Stage and screen actress, TV star, and the object of endless eating disorder rumors, Calista Flockhart earned fame, fortune, and post-feminist icon status as the eponymous heroine of David E. Kelley's acclaimed TV series Ally McBeal. Since becoming known for her role as the famously neurotic, mini-skirt-clad lawyer, Flockhart has been appearing in an increasing number of films, including Things You Can Tell Just by Looking at Her.
Born on November 11, 1964, in Freeport, Illinois, Flockhart -- whose first name means "most beautiful" in Greek -- was raised as the daughter of a schoolteacher mother and a Krafts Food executive father. Because of her father's job, the family moved frequently, spending time in Iowa, Minnesota, and New York before settling in New Jersey. Flockhart, whose mother sparked her interest in theatre by taking her to theatre productions during high school, studied drama as a student at Rutgers University. After graduating, she headed to Manhattan to begin her professional stage career.

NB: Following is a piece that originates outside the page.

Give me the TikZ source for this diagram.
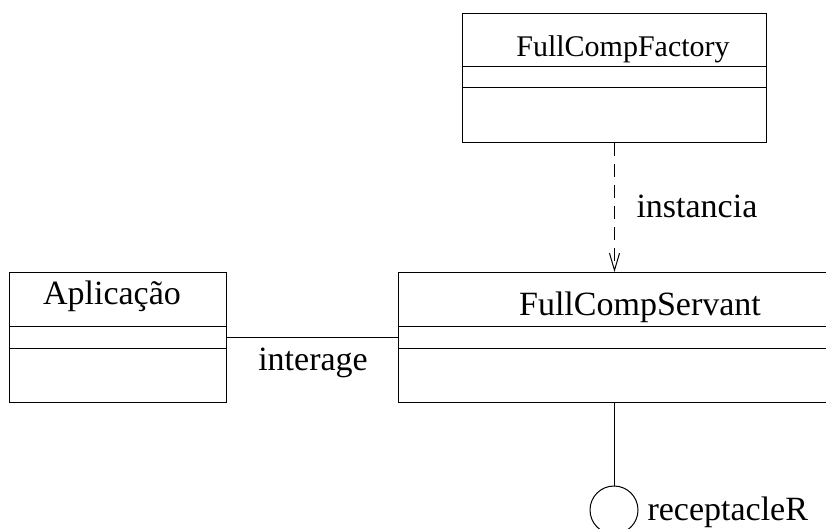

After enduring years of relative poverty and sustained obscurity, the actress got her big break when she was chosen to play Laura in the 1994 Broadway production of Tennessee Williams' The Glass Menagerie. Her portrayal won her both a Theatre World Award and the attention of Hollywood casting agents, and that same year she made her film debut with a bit part in Quiz Show -- and had a more substantial role in Getting In, a black comedy directed by a then-unknown Doug Liman. In 1996, Flockhart moved into slightly more mainstream territory when she appeared as the fiancée of Robin Williams' son in The Birdcage; more recognition came her way the following year when she earned strong reviews for her performance as Natasha in a production of Chekov's The Three Sisters.

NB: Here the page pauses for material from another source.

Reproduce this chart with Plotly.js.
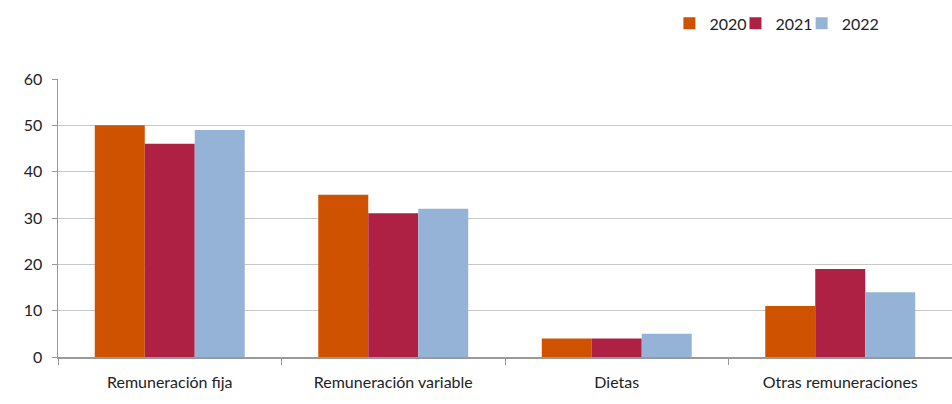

1997 proved to be a watershed year for Flockhart; in addition to rave stage reviews and a substantial role in the Kevin Bacon vehicle Telling Lies in America, she was cast as the star of Ally McBeal. The show turned out to be a sleeper hit, and Flockhart's titular Boston lawyer became an instantly recognizable name in the pop cultural lexicon. The actress' heightened exposure was reflected both in numerous magazine articles about her and in her star billing in Michael Hoffman's 1998 adaptation of A Midsummer Night's Dream, which included Kevin Kline, Michelle Pfeiffer, Rupert Everett, and Christian Bale amongst its other illustrious cast members.
Two years later, still immersed in Ally McBeal popularity and endless media scrutiny about her weight (Flockhart's thinness has stirred rumors in an industry infamous for its emphasis on being thin), the actress headlined the ensemble cast of Things You Can Tell Just by Looking at Her. A film composed of four vignettes, it featured Flockhart as the lover of a terminally ill woman (Valeria Golino), and included Holly Hunter, Amy Brenneman, Cameron Diaz, Glenn Close, and Gregory Hines amongst its accomplished players.

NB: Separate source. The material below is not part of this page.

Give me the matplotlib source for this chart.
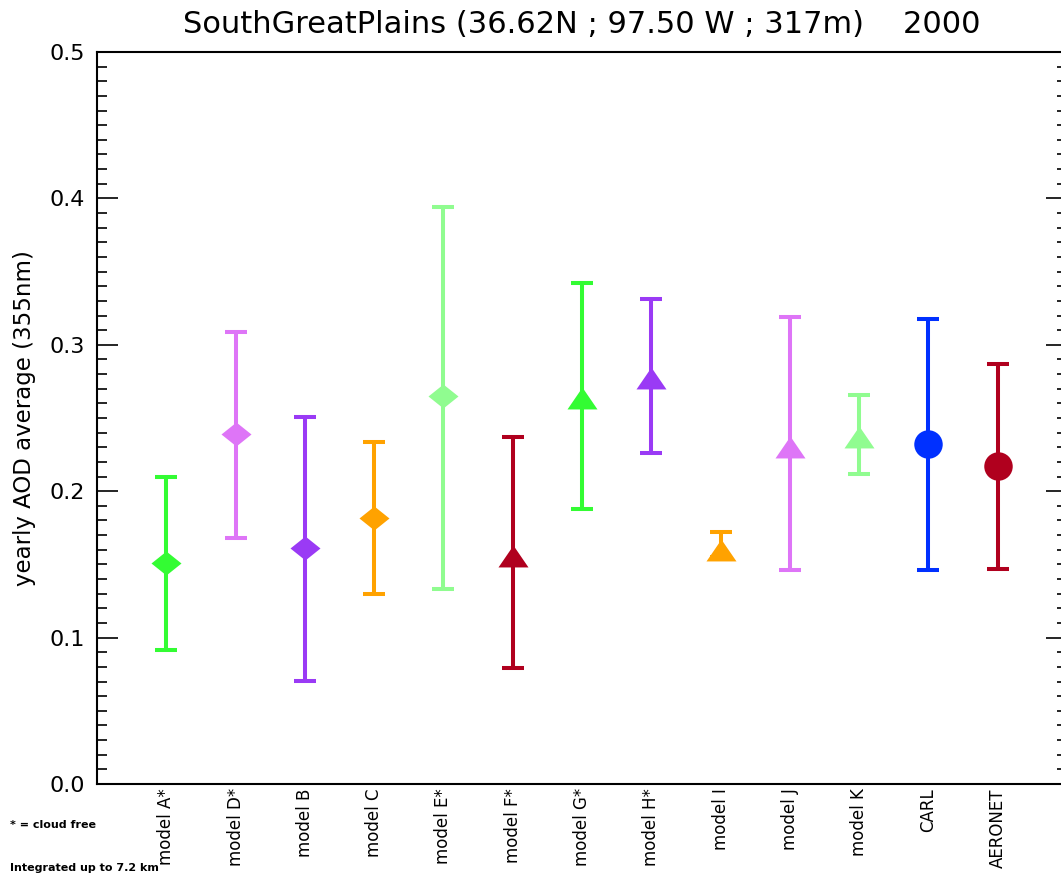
import numpy as np
import matplotlib
matplotlib.use('Agg')
import matplotlib.pyplot as plt
from matplotlib.ticker import MultipleLocator, FormatStrFormatter

# yearly AOD averages
labels = ['model A*', 'model D*', 'model B', 'model C', 'model E*', 'model F*',
          'model G*', 'model H*', 'model I', 'model J', 'model K', 'CARL', 'AERONET']
mean = [0.151, 0.239, 0.161, 0.182, 0.265, 0.156, 0.264, 0.2775, 0.160, 0.230, 0.237, 0.232, 0.217]
upper = [0.210, 0.309, 0.251, 0.2336, 0.394, 0.237, 0.342, 0.331, 0.172, 0.319, 0.266, 0.3176, 0.2867]
lower = [0.0915, 0.168, 0.0704, 0.130, 0.1334, 0.079, 0.188, 0.226, 0.155, 0.146, 0.2115, 0.146, 0.147]
colors = ['#33fc33', '#de75f7', '#9a3af5', '#ffa200', '#90fc90', '#b0001e',
          '#33fc33', '#9a3af5', '#ffa200', '#de75f7', '#90fc90', '#0030ff', '#b0001e']
shapes = ['diamond'] * 5 + ['triangle'] * 6 + ['circle'] * 2

diamond = [(-1, 0), (0, 0.8), (1, 0), (0, -0.8), (-1, 0)]
triangle = [(0, 0.73), (-1, -0.73), (1, -0.73), (0, 0.73)]
marker_of = {'diamond': (diamond, 21.6), 'triangle': (triangle, 21.6), 'circle': ('o', 20.5)}

fig = plt.figure(figsize=(10.61, 8.73), dpi=100)
ax = fig.add_axes([97 / 1061, 1 - 784 / 873, (1067 - 97) / 1061, (784 - 52) / 873])

x = np.arange(1, len(labels) + 1)
for i in range(len(labels)):
    m, ms = marker_of[shapes[i]]
    ax.errorbar(x[i], mean[i],
                yerr=[[mean[i] - lower[i]], [upper[i] - mean[i]]],
                fmt='none', ecolor=colors[i], elinewidth=2.9, capsize=8, capthick=2.9)
    ax.plot(x[i], mean[i], marker=m, markersize=ms, color=colors[i],
            markeredgewidth=0, linestyle='none', zorder=5)

ax.set_xlim(0, 14)
ax.set_ylim(0, 0.5)
ax.set_xticks(x)
ax.set_xticklabels(labels, rotation=90, fontsize=12, va='top', ha='center')
ax.tick_params(axis='x', length=0, pad=3)
ax.yaxis.set_major_locator(MultipleLocator(0.1))
ax.yaxis.set_minor_locator(MultipleLocator(0.01))
ax.yaxis.set_major_formatter(FormatStrFormatter('%.1f'))
ax.tick_params(axis='y', which='both', direction='in', right=True, labelsize=16, width=1.2, pad=8.5)
ax.tick_params(axis='y', which='major', length=15)
ax.tick_params(axis='y', which='minor', length=7.2)
for s in ax.spines.values():
    s.set_linewidth(1.5)

ax.set_ylabel('yearly AOD average (355nm)', fontsize=16.5, labelpad=10)
ax.set_title('SouthGreatPlains (36.62N ; 97.50 W ; 317m)    2000', fontsize=22, pad=14)

fig.text(10 / 1061, 1 - 825 / 873, '* = cloud free', fontsize=8, weight='bold', va='center')
fig.text(10 / 1061, 1 - 868 / 873, 'Integrated up to 7.2 km', fontsize=8, weight='bold', va='center')

fig.savefig('out.png', dpi=100)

Flockhart worked alongside Matthew Broderick in the role of a psychotic girlfriend in The Last Shot (2004), and played a nurse in the psychological thriller Fragile (2005). While the actress declined a role in Desperate Housewives (the part went to Teri Hatcher), she co-starred with Sally Field, Rachel Griffiths, and Matthew Rhys in ABC's primetime series Brothers & Sisters (2006-2011).
Flockhart married actor Harrison Ford in 2010, and continues to participate in a variety of political and social causes.